Fenomena Rojali dan Inflasi Stabil, Tanda Daya Beli Belum Pulih

Tanda-Tanda Daya Beli Masyarakat Masih Lemah
Di tengah situasi ekonomi yang masih memprihatinkan, berbagai indikator menunjukkan bahwa daya beli masyarakat belum sepenuhnya pulih. Meskipun inflasi inti mengalami penurunan dalam tiga bulan terakhir, inflasi umum justru meningkat signifikan. Hal ini menimbulkan pertanyaan tentang sejauh mana pemulihan ekonomi benar-benar terjadi.
Inflasi inti pada Juli 2025 mencapai 2,32% year on year (YoY), lebih rendah dibandingkan Juni yang sebesar 2,37% dan Mei yang sebesar 2,40%. Penurunan ini terjadi meskipun inflasi umum meningkat dari 1,87% pada Juni menjadi 2,37% YoY di Juli. Lonjakan inflasi umum sebagian besar disebabkan oleh kenaikan harga pangan, terutama dari komponen volatile food yang melonjak menjadi 3,82% YoY, naik drastis dari 0,10% pada bulan sebelumnya.
Menurut Kepala Pusat Makroekonomi dan Keuangan Institute for Development of Economics and Finance (Indef) M. Rizal Taufikurahman, pelemahan inflasi inti secara tahunan menunjukkan indikasi mulai melemahnya tekanan permintaan domestik struktural. Ia menjelaskan bahwa sebelumnya inflasi inti sempat tinggi karena dorongan konsumsi pasca-Lebaran, kenaikan harga jasa, serta ekspektasi pasar terhadap insentif fiskal dan kebijakan upah.
Namun, saat inflasi inti turun sementara inflasi umum naik, ini menandakan bahwa tekanan harga bukan berasal dari penguatan permintaan, tetapi dari sisi suplai, khususnya pangan dan energi.
Perilaku Konsumen yang Berubah
Di samping data inflasi, fenomena "rojali" atau rombongan jarang beli juga menjadi indikator penting. Fenomena ini tercatat meningkat sejak Ramadan 2024 lalu, dengan banyak masyarakat yang hanya datang ke pusat belanja untuk melihat-lihat tanpa melakukan pembelian.

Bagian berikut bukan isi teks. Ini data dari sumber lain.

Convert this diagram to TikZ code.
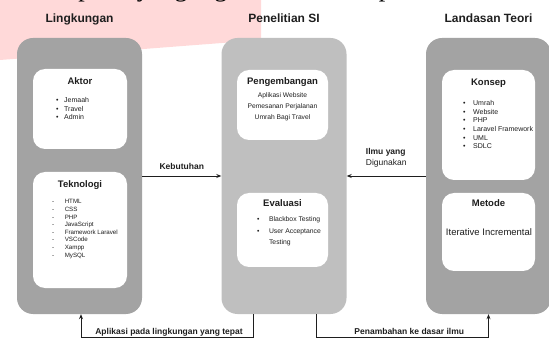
\documentclass[tikz,border=0pt]{standalone}
\usepackage{fontspec}
\setmainfont{Liberation Sans}
\newfontfamily\serifface{Liberation Serif}
\usetikzlibrary{arrows.meta, positioning}
\definecolor{boxdark}{HTML}{A3A3A3}
\definecolor{boxlight}{HTML}{BFBFBF}
\definecolor{pinkbg}{HTML}{FFD9D9}
\definecolor{inktext}{HTML}{1E1E1E}

\begin{document}
\begin{tikzpicture}[x=1pt, y=-1pt,
    bigbox/.style={rounded corners=16pt, minimum width=125pt, minimum height=276pt, inner sep=0pt},
    innerbox/.style={fill=white, rounded corners=12pt, inner sep=0pt},
    coltitle/.style={font=\fontsize{12}{14}\selectfont\bfseries, text=inktext, anchor=base},
    boxtitle/.style={font=\fontsize{9.5}{11}\selectfont\bfseries, text=inktext, anchor=base},
    itemtext/.style={font=\fontsize{7}{8.6}\selectfont, text=inktext, align=left, anchor=north west, inner sep=0pt},
    lbl/.style={font=\fontsize{8.5}{11}\selectfont\bfseries, text=inktext},
    arrowstyle/.style={-{Stealth[length=5pt, width=4pt]}, draw=inktext, line width=0.8pt},
]
    \useasboundingbox (0,0) rectangle (549,339);
    \clip (0,0) rectangle (549,339);

    % Cut-off line of the page above the figure
    \fill[pinkbg] (0,0) -- (261,0) -- (261,40) -- (0,60) -- cycle;
    \node[font=\serifface\fontsize{26}{28}\selectfont, anchor=base east, inner sep=0pt] (intro) at (522,-3)
        {konseptual yang digunakan dalam penelitian ini.};

    % Three columns
    \node[bigbox, fill=boxdark] (ling) at (79.5,176) {};
    \node[bigbox, fill=boxlight] (pen) at (284,176) {};
    \node[bigbox, fill=boxdark] (teori) at (488.5,176) {};
    \node[coltitle] (lingtitle) at ([yshift=15pt]ling.north) {Lingkungan};
    \node[coltitle] (pentitle) at ([yshift=15pt]pen.north) {Penelitian SI};
    \node[coltitle] (teorititle) at ([yshift=15pt]teori.north) {Landasan Teori};

    % Lingkungan
    \node[innerbox, minimum width=94pt, minimum height=80pt] (aktor) at (80,109) {};
    \node[boxtitle] (aktortitle) at ([yshift=-16pt]aktor.north) {Aktor};
    \node[itemtext] (aktorlist) at (56,97.5)
        {\textbullet\hspace{5.5pt}Jemaah\\ \textbullet\hspace{5.5pt}Travel\\ \textbullet\hspace{5.5pt}Admin};

    \node[innerbox, minimum width=94pt, minimum height=116pt] (tekno) at (80,230) {};
    \node[boxtitle] (teknotitle) at ([yshift=-16pt]tekno.north) {Teknologi};
    \node[itemtext, font=\fontsize{6.2}{7.6}\selectfont] (teknolist) at (52,199.5)
        {-\hspace{10.5pt}HTML\\ -\hspace{10.5pt}CSS\\ -\hspace{10.5pt}PHP\\ -\hspace{10.5pt}JavaScript\\
         -\hspace{10.5pt}Framework Laravel\\ -\hspace{10.5pt}VSCode\\ -\hspace{10.5pt}Xampp\\ -\hspace{10.5pt}MySQL};

    % Penelitian SI
    \node[innerbox, minimum width=91pt, minimum height=70pt] (kembang) at (282.5,105) {};
    \node[boxtitle] (kembangtitle) at ([yshift=-15pt]kembang.north) {Pengembangan};
    \node[itemtext, align=center, anchor=north, font=\fontsize{6.7}{11}\selectfont] (kembangtext) at (282.5,92.5)
        {Aplikasi Website\\ Pemesanan Perjalanan\\ Umrah Bagi Travel};

    \node[innerbox, minimum width=91pt, minimum height=74pt] (evaluasi) at (282.5,230) {};
    \node[boxtitle] (evaluasititle) at ([yshift=-14pt]evaluasi.north) {Evaluasi};
    \node[itemtext, font=\fontsize{6.8}{11.5}\selectfont] (evaluasilist) at (257,216.5)
        {\textbullet\hspace{9.5pt}Blackbox Testing\\ \textbullet\hspace{9.5pt}User Acceptance\\
         \hphantom{\textbullet\hspace{9.5pt}}Testing};

    % Landasan Teori
    \node[innerbox, minimum width=93pt, minimum height=110pt] (konsep) at (488.5,125) {};
    \node[boxtitle] (konseptitle) at ([yshift=-15.5pt]konsep.north) {Konsep};
    \node[itemtext] (konseplist) at (463,100.5)
        {\textbullet\hspace{7.5pt}Umrah\\ \textbullet\hspace{7.5pt}Website\\ \textbullet\hspace{7.5pt}PHP\\
         \textbullet\hspace{7.5pt}Laravel Framework\\ \textbullet\hspace{7.5pt}UML\\ \textbullet\hspace{7.5pt}SDLC};

    \node[innerbox, minimum width=93pt, minimum height=78pt] (metode) at (488.5,232) {};
    \node[boxtitle] (metodetitle) at ([yshift=-14pt]metode.north) {Metode};
    \node[font=\fontsize{9.5}{11}\selectfont, text=inktext] (metodetext) at (489,232) {Iterative Incremental};

    % Connectors
    \draw[arrowstyle] (ling.east) -- (pen.west)
        node[midway, above=3pt, lbl] {Kebutuhan};
    \draw[arrowstyle] (teori.west) -- (pen.east)
        node[midway, above=5pt, lbl, align=left] {Ilmu yang\\ \mdseries Digunakan};
    \draw[arrowstyle] ([xshift=-31pt]pen.south) -- ++(0,23) -| ([xshift=1.5pt]ling.south)
        node[pos=0.25, anchor=base, yshift=3pt, xshift=2pt, lbl] {Aplikasi pada lingkungan yang tepat};
    \draw[arrowstyle] ([xshift=32pt]pen.south) -- ++(0,23) -| (teori.south)
        node[pos=0.25, anchor=base, yshift=3pt, xshift=7pt, lbl] {Penambahan ke dasar ilmu};

\end{tikzpicture}
\end{document}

Ketua Umum Asosiasi Pengusaha Pusat Belanja Indonesia (APPBI) Alphonzus Widjaja menyatakan bahwa fenomena ini berdampak langsung terhadap omzet pusat belanja. Menurutnya, rojali menyebabkan penurunan omzet karena konsumen cenderung memilih produk murah.
APPBI mencatat bahwa mayoritas pengunjung pusat belanja berasal dari kelas menengah ke bawah, yang kini terdampak paling parah oleh melemahnya daya beli. Meski jumlah kunjungan sedikit meningkat, pola belanja berubah. Konsumen menjadi lebih selektif dan fokus pada harga murah.
Sementara itu, Ketua Umum Himpunan Peritel dan Penyewa Pusat Perbelanjaan Indonesia (Hippindo) Budihardjo menambahkan bahwa pergeseran perilaku belanja ke platform daring sejak pandemi juga memperkuat fenomena ini. Namun, sektor makanan dan minuman (F&B) justru mengalami pertumbuhan akibat meningkatnya aktivitas nongkrong.
Indikasi Pemulihan yang Masih Diragukan
Kepala Ekonom BCA David Sumual menyebut data internal menunjukkan tren penurunan konsumsi hingga kuartal II/2025. Menurutnya, masyarakat—terutama kelas menengah—lebih berhati-hati dan memilih menyimpan uang di instrumen investasi seperti emas, saham, dan deposito.
Mal terlihat ramai, tetapi banyak yang hanya makan atau lihat-lihat. Konsumsi barang mahal menurun. Bahkan produsen barang mewah menyamakan situasi ini dengan krisis 1998.
Deputi Bidang Statistik Sosial BPS Ateng Hartono menjelaskan bahwa fenomena rojali tidak serta-merta mencerminkan peningkatan angka kemiskinan. Ia menegaskan bahwa rojali lebih menggambarkan tekanan konsumsi di kelas rentan atau menengah bawah, dan belum bisa dijadikan indikator tunggal kemiskinan.
Rojali adalah sinyal penting bagi pembuat kebijakan untuk menjaga ketahanan konsumsi rumah tangga di kelas menengah bawah, bukan hanya fokus menurunkan angka kemiskinan.